- _WRITTEN TASK_: Without the pictures, please reproduce only the lines from the one with "Give me the D3.js source for this chart." through the one with "var yTicks = [0, 1, 2, 3, 4, 5];", both included.

BEGIN STORED DATA

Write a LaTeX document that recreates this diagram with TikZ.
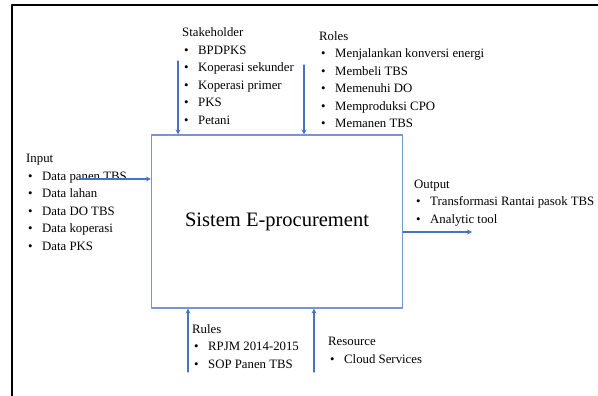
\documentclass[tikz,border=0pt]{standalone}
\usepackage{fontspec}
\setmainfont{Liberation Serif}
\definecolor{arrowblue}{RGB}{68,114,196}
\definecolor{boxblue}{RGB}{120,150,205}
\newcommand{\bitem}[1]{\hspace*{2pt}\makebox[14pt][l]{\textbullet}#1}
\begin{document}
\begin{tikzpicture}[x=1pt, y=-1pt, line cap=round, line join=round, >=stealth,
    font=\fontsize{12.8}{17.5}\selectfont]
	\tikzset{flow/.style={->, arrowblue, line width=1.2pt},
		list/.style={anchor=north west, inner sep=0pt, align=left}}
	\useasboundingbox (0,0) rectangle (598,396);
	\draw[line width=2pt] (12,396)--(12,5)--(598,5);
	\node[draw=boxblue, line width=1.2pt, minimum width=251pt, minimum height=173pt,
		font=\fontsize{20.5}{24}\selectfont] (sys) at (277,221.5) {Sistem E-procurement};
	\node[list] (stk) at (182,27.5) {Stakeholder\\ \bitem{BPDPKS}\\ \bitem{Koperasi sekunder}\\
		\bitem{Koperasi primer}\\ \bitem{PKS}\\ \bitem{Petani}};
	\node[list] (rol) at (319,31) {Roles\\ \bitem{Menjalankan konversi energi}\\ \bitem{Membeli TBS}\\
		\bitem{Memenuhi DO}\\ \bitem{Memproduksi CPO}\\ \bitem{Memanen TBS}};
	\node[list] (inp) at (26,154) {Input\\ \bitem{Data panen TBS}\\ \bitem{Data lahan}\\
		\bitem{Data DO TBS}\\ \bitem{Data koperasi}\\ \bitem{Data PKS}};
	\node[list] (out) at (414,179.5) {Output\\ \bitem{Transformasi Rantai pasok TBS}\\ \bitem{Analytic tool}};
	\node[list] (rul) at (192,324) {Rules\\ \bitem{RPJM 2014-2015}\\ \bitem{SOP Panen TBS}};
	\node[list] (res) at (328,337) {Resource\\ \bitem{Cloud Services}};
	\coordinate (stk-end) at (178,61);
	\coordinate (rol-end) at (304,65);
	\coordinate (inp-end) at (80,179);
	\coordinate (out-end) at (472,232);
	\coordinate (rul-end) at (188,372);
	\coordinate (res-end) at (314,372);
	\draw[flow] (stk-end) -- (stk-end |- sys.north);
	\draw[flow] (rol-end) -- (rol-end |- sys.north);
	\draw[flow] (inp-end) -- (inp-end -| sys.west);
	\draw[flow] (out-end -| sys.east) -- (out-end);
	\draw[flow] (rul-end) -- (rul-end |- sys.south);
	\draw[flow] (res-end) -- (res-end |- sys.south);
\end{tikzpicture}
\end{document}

END STORED DATA
BEGIN STORED DATA

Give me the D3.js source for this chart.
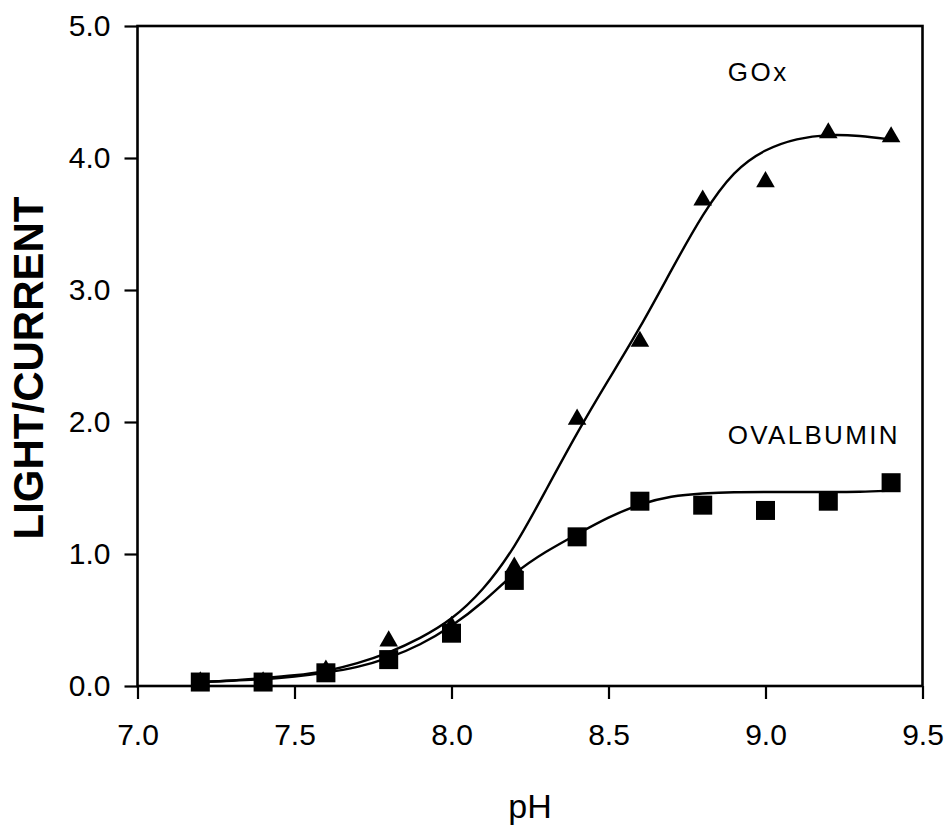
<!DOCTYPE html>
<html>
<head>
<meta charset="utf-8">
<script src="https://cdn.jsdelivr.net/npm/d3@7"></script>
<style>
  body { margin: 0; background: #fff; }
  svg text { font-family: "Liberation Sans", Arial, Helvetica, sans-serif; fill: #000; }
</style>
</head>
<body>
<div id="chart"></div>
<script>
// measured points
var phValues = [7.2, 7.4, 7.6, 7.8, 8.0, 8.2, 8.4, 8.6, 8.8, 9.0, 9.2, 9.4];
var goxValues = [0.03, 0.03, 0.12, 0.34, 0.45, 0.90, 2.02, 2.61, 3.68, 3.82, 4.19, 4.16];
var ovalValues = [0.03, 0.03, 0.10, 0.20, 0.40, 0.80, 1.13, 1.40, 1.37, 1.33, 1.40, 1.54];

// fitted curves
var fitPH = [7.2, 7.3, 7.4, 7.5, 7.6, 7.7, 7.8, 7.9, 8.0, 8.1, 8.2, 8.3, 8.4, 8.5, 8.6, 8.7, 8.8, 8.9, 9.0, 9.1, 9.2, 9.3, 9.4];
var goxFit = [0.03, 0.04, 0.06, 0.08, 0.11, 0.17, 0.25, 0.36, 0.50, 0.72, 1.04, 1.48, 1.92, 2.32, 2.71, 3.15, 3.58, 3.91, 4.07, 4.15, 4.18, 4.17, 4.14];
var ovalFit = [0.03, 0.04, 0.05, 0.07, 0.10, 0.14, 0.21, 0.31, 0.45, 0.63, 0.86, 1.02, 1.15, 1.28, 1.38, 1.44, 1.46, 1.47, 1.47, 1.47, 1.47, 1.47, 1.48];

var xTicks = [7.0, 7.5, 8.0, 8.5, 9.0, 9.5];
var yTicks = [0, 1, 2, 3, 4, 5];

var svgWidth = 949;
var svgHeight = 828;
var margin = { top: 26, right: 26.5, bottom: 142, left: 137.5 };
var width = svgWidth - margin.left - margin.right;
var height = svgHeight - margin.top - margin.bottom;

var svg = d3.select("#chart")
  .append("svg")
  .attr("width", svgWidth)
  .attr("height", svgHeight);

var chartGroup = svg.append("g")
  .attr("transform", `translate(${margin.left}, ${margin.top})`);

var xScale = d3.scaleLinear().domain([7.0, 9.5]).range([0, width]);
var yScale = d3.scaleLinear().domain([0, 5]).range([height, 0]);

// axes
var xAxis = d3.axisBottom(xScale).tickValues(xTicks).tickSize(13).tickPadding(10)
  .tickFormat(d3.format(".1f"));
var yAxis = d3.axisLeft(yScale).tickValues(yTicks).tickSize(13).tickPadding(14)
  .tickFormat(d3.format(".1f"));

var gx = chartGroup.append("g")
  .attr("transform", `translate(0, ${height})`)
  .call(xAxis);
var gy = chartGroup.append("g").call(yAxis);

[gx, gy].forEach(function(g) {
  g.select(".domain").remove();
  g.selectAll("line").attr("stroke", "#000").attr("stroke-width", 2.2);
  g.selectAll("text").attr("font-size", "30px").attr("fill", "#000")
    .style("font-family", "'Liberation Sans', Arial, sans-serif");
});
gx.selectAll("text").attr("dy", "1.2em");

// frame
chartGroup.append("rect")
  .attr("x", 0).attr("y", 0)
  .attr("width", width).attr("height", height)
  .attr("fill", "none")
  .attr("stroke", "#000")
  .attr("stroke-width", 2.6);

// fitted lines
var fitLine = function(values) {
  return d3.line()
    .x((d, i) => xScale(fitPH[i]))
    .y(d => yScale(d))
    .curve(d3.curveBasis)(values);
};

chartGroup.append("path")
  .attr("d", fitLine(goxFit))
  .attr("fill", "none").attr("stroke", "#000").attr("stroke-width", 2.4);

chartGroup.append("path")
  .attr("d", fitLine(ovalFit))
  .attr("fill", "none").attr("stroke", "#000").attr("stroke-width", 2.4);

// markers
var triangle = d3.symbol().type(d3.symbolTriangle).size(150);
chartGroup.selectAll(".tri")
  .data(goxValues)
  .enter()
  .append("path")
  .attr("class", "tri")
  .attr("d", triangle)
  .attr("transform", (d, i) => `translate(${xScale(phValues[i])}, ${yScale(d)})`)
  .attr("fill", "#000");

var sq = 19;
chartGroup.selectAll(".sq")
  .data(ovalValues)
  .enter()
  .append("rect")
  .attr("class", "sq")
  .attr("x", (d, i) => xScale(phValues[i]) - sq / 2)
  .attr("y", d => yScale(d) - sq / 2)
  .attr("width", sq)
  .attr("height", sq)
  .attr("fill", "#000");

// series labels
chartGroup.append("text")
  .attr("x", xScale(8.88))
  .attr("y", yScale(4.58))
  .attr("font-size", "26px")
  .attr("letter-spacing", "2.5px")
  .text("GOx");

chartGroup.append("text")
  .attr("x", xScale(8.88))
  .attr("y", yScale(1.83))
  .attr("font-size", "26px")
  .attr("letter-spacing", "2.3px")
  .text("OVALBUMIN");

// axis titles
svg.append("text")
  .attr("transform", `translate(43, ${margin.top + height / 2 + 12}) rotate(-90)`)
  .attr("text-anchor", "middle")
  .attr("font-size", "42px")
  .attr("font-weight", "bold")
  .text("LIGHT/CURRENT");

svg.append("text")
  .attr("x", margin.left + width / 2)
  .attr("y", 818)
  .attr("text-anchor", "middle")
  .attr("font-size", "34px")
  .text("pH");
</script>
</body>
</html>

END STORED DATA

- _RESPONSE FOR THIS EXERCISE_:
Give me the D3.js source for this chart.
<!DOCTYPE html>
<html>
<head>
<meta charset="utf-8">
<script src="https://cdn.jsdelivr.net/npm/d3@7"></script>
<style>
  body { margin: 0; background: #fff; }
  svg text { font-family: "Liberation Sans", Arial, Helvetica, sans-serif; fill: #000; }
</style>
</head>
<body>
<div id="chart"></div>
<script>
// measured points
var phValues = [7.2, 7.4, 7.6, 7.8, 8.0, 8.2, 8.4, 8.6, 8.8, 9.0, 9.2, 9.4];
var goxValues = [0.03, 0.03, 0.12, 0.34, 0.45, 0.90, 2.02, 2.61, 3.68, 3.82, 4.19, 4.16];
var ovalValues = [0.03, 0.03, 0.10, 0.20, 0.40, 0.80, 1.13, 1.40, 1.37, 1.33, 1.40, 1.54];

// fitted curves
var fitPH = [7.2, 7.3, 7.4, 7.5, 7.6, 7.7, 7.8, 7.9, 8.0, 8.1, 8.2, 8.3, 8.4, 8.5, 8.6, 8.7, 8.8, 8.9, 9.0, 9.1, 9.2, 9.3, 9.4];
var goxFit = [0.03, 0.04, 0.06, 0.08, 0.11, 0.17, 0.25, 0.36, 0.50, 0.72, 1.04, 1.48, 1.92, 2.32, 2.71, 3.15, 3.58, 3.91, 4.07, 4.15, 4.18, 4.17, 4.14];
var ovalFit = [0.03, 0.04, 0.05, 0.07, 0.10, 0.14, 0.21, 0.31, 0.45, 0.63, 0.86, 1.02, 1.15, 1.28, 1.38, 1.44, 1.46, 1.47, 1.47, 1.47, 1.47, 1.47, 1.48];

var xTicks = [7.0, 7.5, 8.0, 8.5, 9.0, 9.5];
var yTicks = [0, 1, 2, 3, 4, 5];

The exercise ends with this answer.